When the Wiener Staatsoper puts names like Jonas Kaufmann, Sir Bryn Terfel, Simone Young and rising superstar Lise Davidsen on the bill, it’s hard to not imagine a rousing success, even with a production of Peter Grimes that it’s time to put out to sea without a paddle. Kaufmann cannot seem to take a wrong step these days and his role debut as Grimes is original if not completely satisfying. His fisherman is a broken figure, driven mad by grief; a societal pariah who cannot find comfort even if it is staring him in the face. Kaufmann’s haunting falsetto as he mourned the loss of his apprentices in the final act landed better than rage-filled moments where more mettle – and vocal metal – was called for.

Jonas Kaufmann (Peter Grimes) and Florens Siener (John)
© Michael Pöhn | Wiener Staatsoper GmbH

Terfel was absolutely convincing as the lynchpin of the action, his Captain Balstrode the true moral center of a society shown as very much adrift; his warm bass-baritone simply commands respect. However, the most brilliant individual performance was unequivocally Norwegian soprano Davidsen, in her stage debut as Ellen Orford, who possesses an instrument that can only be described as glorious and she wields it with exceptional control. There is not a part of Davidsen’s impressive range that does not speak clearly to the back of the hall, and she can feather out her sound to a pianississimo that still carries. The quartet of women in Act 2 was a highlight, and her Embroidery Aria powerfully heartbreaking.

Florens Siener (John) and Lise Davidsen (Ellen)
© Michael Pöhn | Wiener Staatsoper GmbH

The rest of the cast was solid, from house favorite Wolfgang Bankl as the lawyer Swallow, Martin Häßler as apothecary Ned Keene and Thomas Ebenstein as the drooling, smarmy Bob Boles. Auntie (ensemble member Noa Beinart) was a resolute mezzo presence, offering the townsfolk more practical pleasures of the flesh and loosely corralling her flighty “nieces” (Ileana Tonca and Aurora Marthens), and Stephanie Houtzeel provided comic relief as the excitable town gossip, Mrs Sedley. Carlos Osuna as the Rev Horace Adams, and Erik Van Heyningen (Hobson) rounded out the ensemble effectively. While the diction ranged from excellent to incomprehensible, vocally there was little to complain about.

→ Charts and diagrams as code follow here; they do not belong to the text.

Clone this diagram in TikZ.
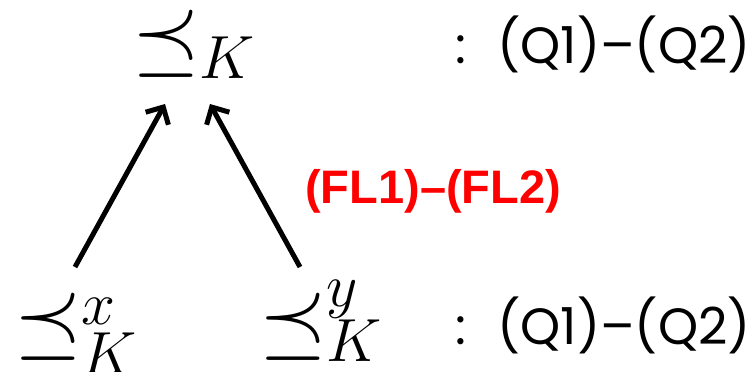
\RequirePackage{fix-cm}
\documentclass[tikz,border=0pt]{standalone}
\usepackage{fontspec}
\newfontfamily\qfont{Poppins}
\newfontfamily\flfont{Liberation Sans}
\usetikzlibrary{arrows.meta}
\tikzset{
  rel/.style={anchor=base west,inner sep=0pt,font=\fontsize{87}{100}\selectfont},
  qtext/.style={anchor=base west,inner sep=0pt,font=\fontsize{51}{58}\qfont},
  fltext/.style={anchor=base west,inner sep=0pt,text=red,font=\fontsize{47}{54}\flfont\bfseries},
  link/.style={line width=5pt,-{Straight Barb[length=13pt,width=26pt]}}
}
\begin{document}
\begin{tikzpicture}[x=1pt,y=-1pt]
\useasboundingbox (0,0) rectangle (755,372);
\node[rel] (top) at (132,65) {$\preceq_K$};
\node[rel] (bx) at (14,348) {$\preceq^{\lower8pt\hbox{$\scriptstyle x$}}_{\lower5pt\hbox{$\scriptstyle K$}}$};
\node[rel] (by) at (259,348) {$\preceq^{\lower8pt\hbox{$\scriptstyle y$}}_{\lower5pt\hbox{$\scriptstyle K$}}$};
\node[qtext] (q1) at (455,63) {:\hspace{0.62em}(Q1)–(Q2)};
\node[qtext] (q2) at (455,344) {:\hspace{0.62em}(Q1)–(Q2)};
\node[fltext] (fl) at (305,203) {(FL1)–(FL2)};
\draw[link] ([shift={(61,-81)}]bx.base west) -- ([shift={(33,39)}]top.base west);
\draw[link] ([shift={(41,-81)}]by.base west) -- ([shift={(78,39)}]top.base west);
\end{tikzpicture}
\end{document}
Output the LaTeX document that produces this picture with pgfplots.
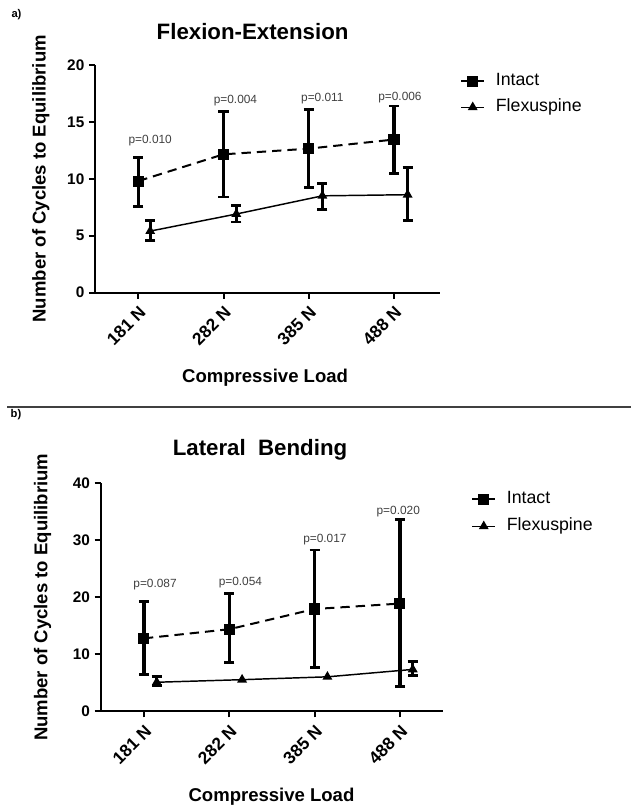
\documentclass[border=0pt]{standalone}
\usepackage{fontspec}
\setmainfont{Liberation Sans}
\usepackage{pgfplots}
\usepackage{pgfplotstable}
\pgfplotsset{compat=1.18}

% Flexion-Extension
\pgfplotstableread{
x y ep em
0 9.8 2.1 2.2
1 12.15 3.8 3.75
2 12.65 3.45 3.45
3 13.45 2.95 2.95
}\intactFE
\pgfplotstableread{
x y ep em
0.14 5.4 0.95 0.8
1.15 6.9 0.75 0.7
2.16 8.5 1.1 1.2
3.16 8.6 2.4 2.25
}\flexFE
% Lateral Bending
\pgfplotstableread{
x y ep em
0 12.8 6.4 6.3
1 14.4 6.2 5.9
2 17.95 10.35 10.2
3 18.9 14.7 14.5
}\intactLB
\pgfplotstableread{
x y
0.15 5.1
1.15 5.55
2.15 6.05
3.15 7.35
}\flexLB
\pgfplotstableread{
x y ep em
0.15 5.1 1.0 0.65
3.15 7.35 1.35 1.0
}\flexLBerr

\definecolor{pgray}{HTML}{404040}

\pgfplotsset{
  myaxis/.style={
    scale only axis,
    axis lines*=left,
    axis line style={line width=1.5pt, black},
    tick style={line width=1.5pt, black},
    tick align=outside,
    major tick length=4.5pt,
    xtick={0,1,2,3},
    xticklabels={181 N,282 N,385 N,488 N},
    xticklabel style={rotate=45, anchor=north east, font=\fontsize{13}{13}\selectfont\bfseries},
    yticklabel style={font=\fontsize{11.5}{12}\selectfont\bfseries},
    /pgf/number format/assume math mode=true,
    ymin=0,
    clip=false,
    label style={font=\fontsize{13.9}{14}\selectfont\bfseries},
    legend cell align=left,
    legend style={draw=none, fill=none, font=\fontsize{13.3}{14}\selectfont,
      inner sep=0pt, column sep=8pt, row sep=6.5pt,
      nodes={inner sep=0pt, text height=10pt, text depth=3pt}},
    legend image code/.code={\draw[mark repeat=2,mark phase=2] plot coordinates {(0pt,0pt) (8.6pt,0pt) (17.2pt,0pt)};},
  },
  intactstyle/.style={black, line width=1.5pt, dash pattern=on 7pt off 4.5pt,
    mark=square*, mark size=3.4pt, mark options={solid}},
  flexstyle/.style={black, line width=1.1pt, solid,
    mark=triangle*, mark size=3.2pt, mark options={solid}},
  errstyle/.style={error bars/.cd, y dir=both, y explicit,
    error bar style={line width=2.4pt, solid, black, draw=black},
    error mark options={rotate=90, mark size=3.8pt, line width=2.2pt, solid, black}},
}

\begin{document}
\begin{tikzpicture}
\useasboundingbox (0,0) rectangle (631*0.75pt,-808*0.75pt);

% panel labels and separator
\node[font=\fontsize{8.4}{9}\selectfont\bfseries] at (16.5*0.75pt,-15*0.75pt) {a)};
\node[font=\fontsize{8.4}{9}\selectfont\bfseries] at (16*0.75pt,-415*0.75pt) {b)};
\draw[line width=1.5pt, black!75] (7*0.75pt,-406.7*0.75pt) -- (631*0.75pt,-406.7*0.75pt);

% titles
\node[font=\fontsize{16.7}{18}\selectfont\bfseries] at (252.6*0.75pt,-31.7*0.75pt) {Flexion-Extension};
\node[font=\fontsize{16.7}{18}\selectfont\bfseries] at (260*0.75pt,-450*0.75pt) {Lateral\ \ Bending};

% ---------- Panel a ----------
\begin{axis}[myaxis,
  at={(95*0.75pt,-292.5*0.75pt)}, anchor=south west,
  width=258.75pt, height=170.6pt,
  xmin=-0.508, xmax=3.54,
  ymax=20, ytick={0,5,10,15,20},
  xlabel={Compressive Load},
  ylabel={Number of Cycles to Equilibrium},
  xlabel style={at={(axis description cs:0.493,-0.376)}, anchor=center},
  ylabel style={at={(axis description cs:-0.157,0.5)}, anchor=center},
  legend style={at={(axis description cs:1.058,0.968)}, anchor=north west},
]
\addplot[intactstyle, errstyle] table[x=x, y=y, y error plus=ep, y error minus=em] {\intactFE};
\addlegendentry{Intact}
\addplot[flexstyle, errstyle] table[x=x, y=y, y error plus=ep, y error minus=em] {\flexFE};
\addlegendentry{Flexuspine}
\node[font=\fontsize{8.9}{10}\selectfont, text=pgray] at (axis cs:0.14,13.4) {p=0.010};
\node[font=\fontsize{8.9}{10}\selectfont, text=pgray] at (axis cs:1.14,16.9) {p=0.004};
\node[font=\fontsize{8.9}{10}\selectfont, text=pgray] at (axis cs:2.16,17.07) {p=0.011};
\node[font=\fontsize{8.9}{10}\selectfont, text=pgray] at (axis cs:3.07,17.1) {p=0.006};
\end{axis}

% ---------- Panel b ----------
\begin{axis}[myaxis,
  at={(100.7*0.75pt,-711.3*0.75pt)}, anchor=south west,
  width=256.7pt, height=171pt,
  xmin=-0.507, xmax=3.504,
  ymax=40, ytick={0,10,20,30,40},
  xlabel={Compressive Load},
  ylabel={Number of Cycles to Equilibrium},
  xlabel style={at={(axis description cs:0.499,-0.3746)}, anchor=center},
  ylabel style={at={(axis description cs:-0.170,0.5)}, anchor=center},
  legend style={at={(axis description cs:1.082,0.969)}, anchor=north west, row sep=7.25pt},
]
\addplot[intactstyle, errstyle] table[x=x, y=y, y error plus=ep, y error minus=em] {\intactLB};
\addlegendentry{Intact}
\addplot[flexstyle, draw=none, mark=none, forget plot, errstyle] table[x=x, y=y, y error plus=ep, y error minus=em] {\flexLBerr};
\addplot[flexstyle] table[x=x, y=y] {\flexLB};
\addlegendentry{Flexuspine}
\node[font=\fontsize{8.9}{10}\selectfont, text=pgray] at (axis cs:0.13,22.2) {p=0.087};
\node[font=\fontsize{8.9}{10}\selectfont, text=pgray] at (axis cs:1.13,22.5) {p=0.054};
\node[font=\fontsize{8.9}{10}\selectfont, text=pgray] at (axis cs:2.12,30.2) {p=0.017};
\node[font=\fontsize{8.9}{10}\selectfont, text=pgray] at (axis cs:2.98,35.0) {p=0.020};
\end{axis}
\end{tikzpicture}
\end{document}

Sir Bryn Terfel (Captain Balstrode) and Jonas Kaufmann (Peter Grimes)
© Michael Pöhn | Wiener Staatsoper GmbH

Captaining the crew with a steady hand from the pit was Simone Young, who drove the Staatsoper orchestra through some truly bombastically virtuosic interludes. Though on occasion I could have stood for a tad more precision in the large ensembles and a bit less orchestral volume vis-à-vis the voices, the sea effectively – as in the plot – drove the drama. Britten’s tricky score is an unwieldy beast but it was in excellent hands; a relief considering that the Arnold Schoenberg Chor had jumped in this week to reinforce house ranks, severely thinned by Omicron.

Lise Davidsen (Ellen)
© Michael Pöhn | Wiener Staatsoper GmbH

The fly in the ointment of the evening was Christine Mielitz’ dated production, which manages to be both aesthetically cheap and lacking in innovation. Comparisons can be made to Christof Loy’s award winning production for Theater an der Wien a few years back, which was both more attractive and more complexly disturbing. Mielitz’s neon framing and Atari-style video game graphics combine with bright blue, red or black garb (set and costume designs by Gottfried Pilz) which are 90s modern – though suiting Suffolk norms in absolutely no period imaginable – and are patently unoriginal.

Jonas Kaufmann (Peter Grimes)
© Michael Pöhn | Wiener Staatsoper GmbH

Instead of exploring a deeper theme, such as latent homosexual desire (as does Loy) she offers an apprentice who is barely school aged, making Grimes no more than an abusive surrounded by townsfolk who spend most of their time on stage – and below it – drinking, gossiping and cavorting incessantly. It’s overplayed, flat and boring, and a cast like this certainly deserves better.

In conclusion, this Wiederaufnahme is a must for the music and the singing... but keeping your eyes closed for peak enjoyment is recommended.